INSTRUCTIONS FOR THE TASK =>
Reproduce the listing below exactly. Pictures do not belong in the copy.

PROVIDED INFORMATION =>
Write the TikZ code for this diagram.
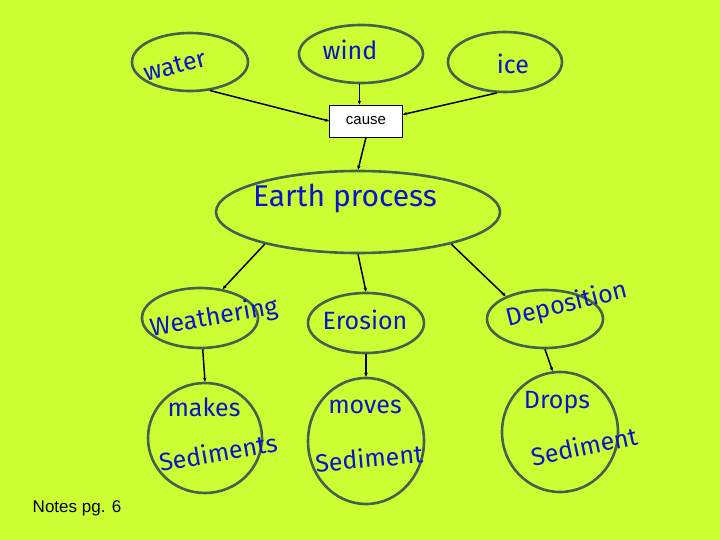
\documentclass[tikz,border=0pt]{standalone}
\usepackage{fontspec}
\setmainfont{Liberation Sans}
\newfontfamily\hand{Fira Sans}
\usepackage{xcolor}
\usetikzlibrary{arrows.meta, positioning, calc, shapes.geometric}

\definecolor{limebg}{RGB}{204,255,51}
\definecolor{rimgray}{RGB}{66,98,78}
\definecolor{inkblue}{RGB}{10,20,200}

\begin{document}
\begin{tikzpicture}[x=1pt, y=-1pt,
    bubble/.style={ellipse, draw=rimgray, line width=2.6pt, inner sep=0pt},
    hw/.style={text=inkblue, inner sep=0pt, font=\hand\fontsize{25}{27}\selectfont},
    arr/.style={draw=black, line width=1.5pt, -{Stealth[length=4pt, width=3.5pt]}}]
    % background and page size
    \fill[limebg] (0,0) rectangle (720,540);
    \useasboundingbox (0,0) rectangle (720,540);

    % top row
    \node[bubble, minimum width=116pt, minimum height=58pt] (water) at (190,62) {};
    \node[bubble, minimum width=124pt, minimum height=58pt] (wind) at (361,54) {};
    \node[bubble, minimum width=114pt, minimum height=60pt] (ice) at (505,62) {};
    \node[hw, rotate=15] (waterTxt) at (175,66) {water};
    \node[hw] (windTxt) at (350,50) {wind};
    \node[hw] (iceTxt) at (513,64) {ice};

    \node[draw=black, fill=white, line width=0.8pt, minimum width=73pt, minimum height=32pt,
        font=\fontsize{15}{17}\selectfont] (cause) at (366,121) {cause};

    % middle
    \node[bubble, minimum width=284pt, minimum height=82pt] (earth) at (358,212) {};
    \node[hw, font=\hand\fontsize{30}{32}\selectfont] (earthTxt) at (345,198) {Earth process};

    \node[bubble, minimum width=116pt, minimum height=60pt] (weath) at (200,318) {};
    \node[bubble, minimum width=116pt, minimum height=60pt] (eros) at (366,323) {};
    \node[bubble, minimum width=116pt, minimum height=58pt] (depo) at (545,319) {};
    \node[hw, rotate=10] (weathTxt) at (214,318) {Weathering};
    \node[hw] (erosTxt) at (365,320) {Erosion};
    \node[hw, rotate=14] (depoTxt) at (567,305) {Deposition};

    % bottom row
    \node[bubble, minimum width=114pt, minimum height=110pt] (makes) at (205,438) {};
    \node[bubble, minimum width=116pt, minimum height=126pt] (moves) at (366,441) {};
    \node[bubble, minimum width=116pt, minimum height=120pt] (drops) at (560,432) {};
    \node[hw] (makesTxt) at (204,407) {makes};
    \node[hw, rotate=10] (makesSed) at (218,452) {Sediments};
    \node[hw] (movesTxt) at (365,407) {moves};
    \node[hw, rotate=5] (movesSed) at (369,458) {Sediment};
    \node[hw] (dropsTxt) at (557,403) {Drops};
    \node[hw, rotate=12] (dropsSed) at (584,446) {Sediment};

    \node[font=\fontsize{17}{19}\selectfont] (notes) at (77,508) {Notes pg. 6};

    % connectors
    \draw[arr] (water.-55) -- (cause.west);
    \draw[arr] (wind.-93) -- (cause.north -| wind.-93);
    \draw[arr] (ice.-105) -- (cause.10);
    \draw[arr] (cause.south) -- (earth.north);
    \draw[arr] (earth.-161) -- (weath.52);
    \draw[arr] (earth.south) -- (eros.north);
    \draw[arr] (earth.-19) -- (depo.150);
    \draw[arr] (weath.-85) -- (makes.north);
    \draw[arr] (eros.south) -- (moves.north);
    \draw[arr] (depo.south) -- (drops.97);
\end{tikzpicture}
\end{document}
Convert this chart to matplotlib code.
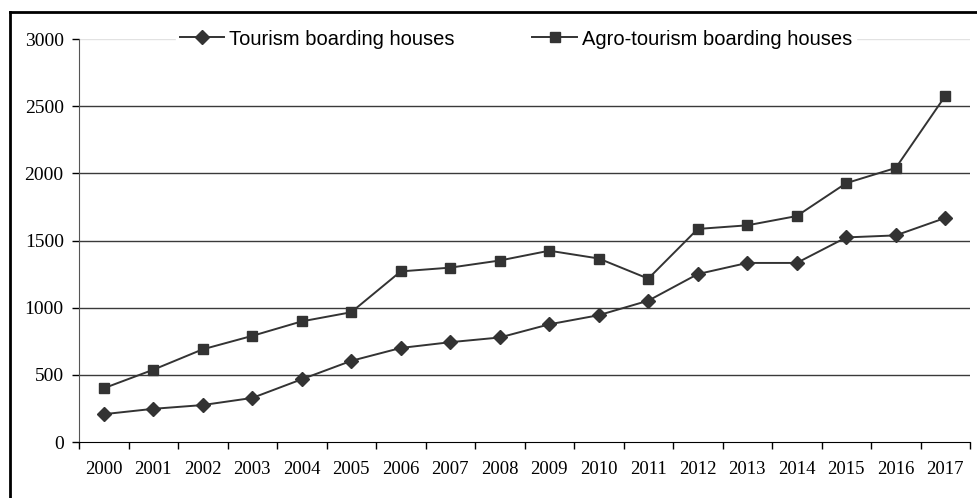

ANSWER TO THE PROBLEM =>
Write the TikZ code for this diagram.
\documentclass[tikz,border=0pt]{standalone}
\usepackage{fontspec}
\setmainfont{Liberation Sans}
\newfontfamily\hand{Fira Sans}
\usepackage{xcolor}
\usetikzlibrary{arrows.meta, positioning, calc, shapes.geometric}

\definecolor{limebg}{RGB}{204,255,51}
\definecolor{rimgray}{RGB}{66,98,78}
\definecolor{inkblue}{RGB}{10,20,200}

\begin{document}
\begin{tikzpicture}[x=1pt, y=-1pt,
    bubble/.style={ellipse, draw=rimgray, line width=2.6pt, inner sep=0pt},
    hw/.style={text=inkblue, inner sep=0pt, font=\hand\fontsize{25}{27}\selectfont},
    arr/.style={draw=black, line width=1.5pt, -{Stealth[length=4pt, width=3.5pt]}}]
    % background and page size
    \fill[limebg] (0,0) rectangle (720,540);
    \useasboundingbox (0,0) rectangle (720,540);

    % top row
    \node[bubble, minimum width=116pt, minimum height=58pt] (water) at (190,62) {};
    \node[bubble, minimum width=124pt, minimum height=58pt] (wind) at (361,54) {};
    \node[bubble, minimum width=114pt, minimum height=60pt] (ice) at (505,62) {};
    \node[hw, rotate=15] (waterTxt) at (175,66) {water};
    \node[hw] (windTxt) at (350,50) {wind};
    \node[hw] (iceTxt) at (513,64) {ice};

    \node[draw=black, fill=white, line width=0.8pt, minimum width=73pt, minimum height=32pt,
        font=\fontsize{15}{17}\selectfont] (cause) at (366,121) {cause};

    % middle
    \node[bubble, minimum width=284pt, minimum height=82pt] (earth) at (358,212) {};
    \node[hw, font=\hand\fontsize{30}{32}\selectfont] (earthTxt) at (345,198) {Earth process};

    \node[bubble, minimum width=116pt, minimum height=60pt] (weath) at (200,318) {};
    \node[bubble, minimum width=116pt, minimum height=60pt] (eros) at (366,323) {};
    \node[bubble, minimum width=116pt, minimum height=58pt] (depo) at (545,319) {};
    \node[hw, rotate=10] (weathTxt) at (214,318) {Weathering};
    \node[hw] (erosTxt) at (365,320) {Erosion};
    \node[hw, rotate=14] (depoTxt) at (567,305) {Deposition};

    % bottom row
    \node[bubble, minimum width=114pt, minimum height=110pt] (makes) at (205,438) {};
    \node[bubble, minimum width=116pt, minimum height=126pt] (moves) at (366,441) {};
    \node[bubble, minimum width=116pt, minimum height=120pt] (drops) at (560,432) {};
    \node[hw] (makesTxt) at (204,407) {makes};
    \node[hw, rotate=10] (makesSed) at (218,452) {Sediments};
    \node[hw] (movesTxt) at (365,407) {moves};
    \node[hw, rotate=5] (movesSed) at (369,458) {Sediment};
    \node[hw] (dropsTxt) at (557,403) {Drops};
    \node[hw, rotate=12] (dropsSed) at (584,446) {Sediment};

    \node[font=\fontsize{17}{19}\selectfont] (notes) at (77,508) {Notes pg. 6};

    % connectors
    \draw[arr] (water.-55) -- (cause.west);
    \draw[arr] (wind.-93) -- (cause.north -| wind.-93);
    \draw[arr] (ice.-105) -- (cause.10);
    \draw[arr] (cause.south) -- (earth.north);
    \draw[arr] (earth.-161) -- (weath.52);
    \draw[arr] (earth.south) -- (eros.north);
    \draw[arr] (earth.-19) -- (depo.150);
    \draw[arr] (weath.-85) -- (makes.north);
    \draw[arr] (eros.south) -- (moves.north);
    \draw[arr] (depo.south) -- (drops.97);
\end{tikzpicture}
\end{document}
Convert this chart to matplotlib code.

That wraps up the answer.